• [Provided material]:
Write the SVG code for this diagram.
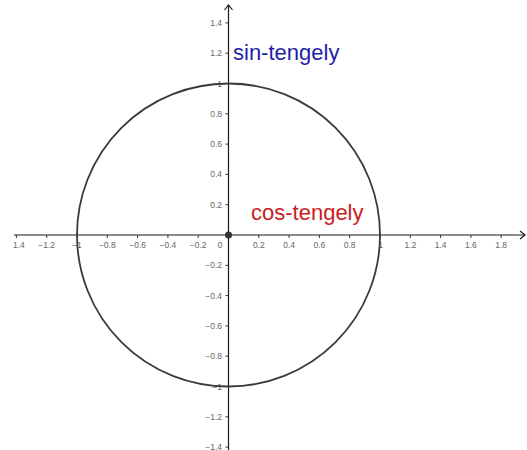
<svg xmlns="http://www.w3.org/2000/svg" width="527" height="450" viewBox="0 0 527 450">
<style>
.ax{stroke:#1a1a1a;stroke-width:1.2;fill:none}
.tk{stroke:#333;stroke-width:1}
.tl{font-family:"Liberation Sans",Arial,sans-serif;font-size:8.5px;fill:#666}
.xl{text-anchor:middle}
.yl{text-anchor:end}
.big{font-family:"Liberation Sans",Arial,sans-serif;font-size:22px}
</style>
<defs>
<clipPath id="cl"><rect x="13" y="0" width="514" height="450"/></clipPath>
</defs>
<rect width="527" height="450" fill="#fff"/>
<g id="axes">
<line class="ax" x1="14" y1="235" x2="525" y2="235"/>
<polyline class="ax" points="520,231 525,235 520,239"/>
<line class="ax" x1="228.5" y1="450" x2="228.5" y2="5"/>
<polyline class="ax" points="224.5,10 228.5,5 232.5,10"/>
</g>
<g id="xticks" class="tk">
<line x1="16.4" y1="235" x2="16.4" y2="238"/>
<line x1="46.7" y1="235" x2="46.7" y2="238"/>
<line x1="77" y1="235" x2="77" y2="238"/>
<line x1="107.3" y1="235" x2="107.3" y2="238"/>
<line x1="137.6" y1="235" x2="137.6" y2="238"/>
<line x1="167.9" y1="235" x2="167.9" y2="238"/>
<line x1="198.2" y1="235" x2="198.2" y2="238"/>
<line x1="258.8" y1="235" x2="258.8" y2="238"/>
<line x1="289.1" y1="235" x2="289.1" y2="238"/>
<line x1="319.4" y1="235" x2="319.4" y2="238"/>
<line x1="349.7" y1="235" x2="349.7" y2="238"/>
<line x1="380" y1="235" x2="380" y2="238"/>
<line x1="410.3" y1="235" x2="410.3" y2="238"/>
<line x1="440.6" y1="235" x2="440.6" y2="238"/>
<line x1="470.9" y1="235" x2="470.9" y2="238"/>
<line x1="501.2" y1="235" x2="501.2" y2="238"/>
</g>
<g id="yticks" class="tk">
<line x1="225.5" y1="22.9" x2="228.5" y2="22.9"/>
<line x1="225.5" y1="53.2" x2="228.5" y2="53.2"/>
<line x1="225.5" y1="83.5" x2="228.5" y2="83.5"/>
<line x1="225.5" y1="113.8" x2="228.5" y2="113.8"/>
<line x1="225.5" y1="144.1" x2="228.5" y2="144.1"/>
<line x1="225.5" y1="174.4" x2="228.5" y2="174.4"/>
<line x1="225.5" y1="204.7" x2="228.5" y2="204.7"/>
<line x1="225.5" y1="265.3" x2="228.5" y2="265.3"/>
<line x1="225.5" y1="295.6" x2="228.5" y2="295.6"/>
<line x1="225.5" y1="325.9" x2="228.5" y2="325.9"/>
<line x1="225.5" y1="356.2" x2="228.5" y2="356.2"/>
<line x1="225.5" y1="386.5" x2="228.5" y2="386.5"/>
<line x1="225.5" y1="416.8" x2="228.5" y2="416.8"/>
<line x1="225.5" y1="447.1" x2="228.5" y2="447.1"/>
</g>
<g id="xlabels" class="tl xl" clip-path="url(#cl)">
<text x="16.4" y="247.5">−1.4</text>
<text x="46.7" y="247.5">−1.2</text>
<text x="77" y="247.5">−1</text>
<text x="107.3" y="247.5">−0.8</text>
<text x="137.6" y="247.5">−0.6</text>
<text x="167.9" y="247.5">−0.4</text>
<text x="198.2" y="247.5">−0.2</text>
<text x="220" y="247.5">0</text>
<text x="258.8" y="247.5">0.2</text>
<text x="289.1" y="247.5">0.4</text>
<text x="319.4" y="247.5">0.6</text>
<text x="349.7" y="247.5">0.8</text>
<text x="380.5" y="247.5">1</text>
<text x="410.3" y="247.5">1.2</text>
<text x="440.6" y="247.5">1.4</text>
<text x="470.9" y="247.5">1.6</text>
<text x="501.2" y="247.5">1.8</text>
</g>
<g id="ylabels" class="tl yl">
<text x="222" y="25.9">1.4</text>
<text x="222" y="56.2">1.2</text>
<text x="222" y="86.5">1</text>
<text x="222" y="116.8">0.8</text>
<text x="222" y="147.1">0.6</text>
<text x="222" y="177.4">0.4</text>
<text x="222" y="207.7">0.2</text>
<text x="222" y="268.3">−0.2</text>
<text x="222" y="298.6">−0.4</text>
<text x="222" y="328.9">−0.6</text>
<text x="222" y="359.2">−0.8</text>
<text x="222" y="389.5">−1</text>
<text x="222" y="419.8">−1.2</text>
<text x="222" y="450.1">−1.4</text>
</g>
<g id="unit-circle">
<circle cx="228.5" cy="235" r="151.5" fill="none" stroke="#3a3a3a" stroke-width="1.8"/>
</g>
<g id="origin">
<circle cx="228.5" cy="235" r="3.5" fill="#333"/>
</g>
<g id="sin-label">
<text class="big" x="233" y="60" fill="#1f1fa8">sin-tengely</text>
</g>
<g id="cos-label">
<text class="big" x="251" y="220" fill="#c81e1e">cos-tengely</text>
</g>
</svg>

• [Exercise objective]:
Copy out all of the data word for word. Do not carry over any picture.

• [Worked answer]:
Write the SVG code for this diagram.
<svg xmlns="http://www.w3.org/2000/svg" width="527" height="450" viewBox="0 0 527 450">
<style>
.ax{stroke:#1a1a1a;stroke-width:1.2;fill:none}
.tk{stroke:#333;stroke-width:1}
.tl{font-family:"Liberation Sans",Arial,sans-serif;font-size:8.5px;fill:#666}
.xl{text-anchor:middle}
.yl{text-anchor:end}
.big{font-family:"Liberation Sans",Arial,sans-serif;font-size:22px}
</style>
<defs>
<clipPath id="cl"><rect x="13" y="0" width="514" height="450"/></clipPath>
</defs>
<rect width="527" height="450" fill="#fff"/>
<g id="axes">
<line class="ax" x1="14" y1="235" x2="525" y2="235"/>
<polyline class="ax" points="520,231 525,235 520,239"/>
<line class="ax" x1="228.5" y1="450" x2="228.5" y2="5"/>
<polyline class="ax" points="224.5,10 228.5,5 232.5,10"/>
</g>
<g id="xticks" class="tk">
<line x1="16.4" y1="235" x2="16.4" y2="238"/>
<line x1="46.7" y1="235" x2="46.7" y2="238"/>
<line x1="77" y1="235" x2="77" y2="238"/>
<line x1="107.3" y1="235" x2="107.3" y2="238"/>
<line x1="137.6" y1="235" x2="137.6" y2="238"/>
<line x1="167.9" y1="235" x2="167.9" y2="238"/>
<line x1="198.2" y1="235" x2="198.2" y2="238"/>
<line x1="258.8" y1="235" x2="258.8" y2="238"/>
<line x1="289.1" y1="235" x2="289.1" y2="238"/>
<line x1="319.4" y1="235" x2="319.4" y2="238"/>
<line x1="349.7" y1="235" x2="349.7" y2="238"/>
<line x1="380" y1="235" x2="380" y2="238"/>
<line x1="410.3" y1="235" x2="410.3" y2="238"/>
<line x1="440.6" y1="235" x2="440.6" y2="238"/>
<line x1="470.9" y1="235" x2="470.9" y2="238"/>
<line x1="501.2" y1="235" x2="501.2" y2="238"/>
</g>
<g id="yticks" class="tk">
<line x1="225.5" y1="22.9" x2="228.5" y2="22.9"/>
<line x1="225.5" y1="53.2" x2="228.5" y2="53.2"/>
<line x1="225.5" y1="83.5" x2="228.5" y2="83.5"/>
<line x1="225.5" y1="113.8" x2="228.5" y2="113.8"/>
<line x1="225.5" y1="144.1" x2="228.5" y2="144.1"/>
<line x1="225.5" y1="174.4" x2="228.5" y2="174.4"/>
<line x1="225.5" y1="204.7" x2="228.5" y2="204.7"/>
<line x1="225.5" y1="265.3" x2="228.5" y2="265.3"/>
<line x1="225.5" y1="295.6" x2="228.5" y2="295.6"/>
<line x1="225.5" y1="325.9" x2="228.5" y2="325.9"/>
<line x1="225.5" y1="356.2" x2="228.5" y2="356.2"/>
<line x1="225.5" y1="386.5" x2="228.5" y2="386.5"/>
<line x1="225.5" y1="416.8" x2="228.5" y2="416.8"/>
<line x1="225.5" y1="447.1" x2="228.5" y2="447.1"/>
</g>
<g id="xlabels" class="tl xl" clip-path="url(#cl)">
<text x="16.4" y="247.5">−1.4</text>
<text x="46.7" y="247.5">−1.2</text>
<text x="77" y="247.5">−1</text>
<text x="107.3" y="247.5">−0.8</text>
<text x="137.6" y="247.5">−0.6</text>
<text x="167.9" y="247.5">−0.4</text>
<text x="198.2" y="247.5">−0.2</text>
<text x="220" y="247.5">0</text>
<text x="258.8" y="247.5">0.2</text>
<text x="289.1" y="247.5">0.4</text>
<text x="319.4" y="247.5">0.6</text>
<text x="349.7" y="247.5">0.8</text>
<text x="380.5" y="247.5">1</text>
<text x="410.3" y="247.5">1.2</text>
<text x="440.6" y="247.5">1.4</text>
<text x="470.9" y="247.5">1.6</text>
<text x="501.2" y="247.5">1.8</text>
</g>
<g id="ylabels" class="tl yl">
<text x="222" y="25.9">1.4</text>
<text x="222" y="56.2">1.2</text>
<text x="222" y="86.5">1</text>
<text x="222" y="116.8">0.8</text>
<text x="222" y="147.1">0.6</text>
<text x="222" y="177.4">0.4</text>
<text x="222" y="207.7">0.2</text>
<text x="222" y="268.3">−0.2</text>
<text x="222" y="298.6">−0.4</text>
<text x="222" y="328.9">−0.6</text>
<text x="222" y="359.2">−0.8</text>
<text x="222" y="389.5">−1</text>
<text x="222" y="419.8">−1.2</text>
<text x="222" y="450.1">−1.4</text>
</g>
<g id="unit-circle">
<circle cx="228.5" cy="235" r="151.5" fill="none" stroke="#3a3a3a" stroke-width="1.8"/>
</g>
<g id="origin">
<circle cx="228.5" cy="235" r="3.5" fill="#333"/>
</g>
<g id="sin-label">
<text class="big" x="233" y="60" fill="#1f1fa8">sin-tengely</text>
</g>
<g id="cos-label">
<text class="big" x="251" y="220" fill="#c81e1e">cos-tengely</text>
</g>
</svg>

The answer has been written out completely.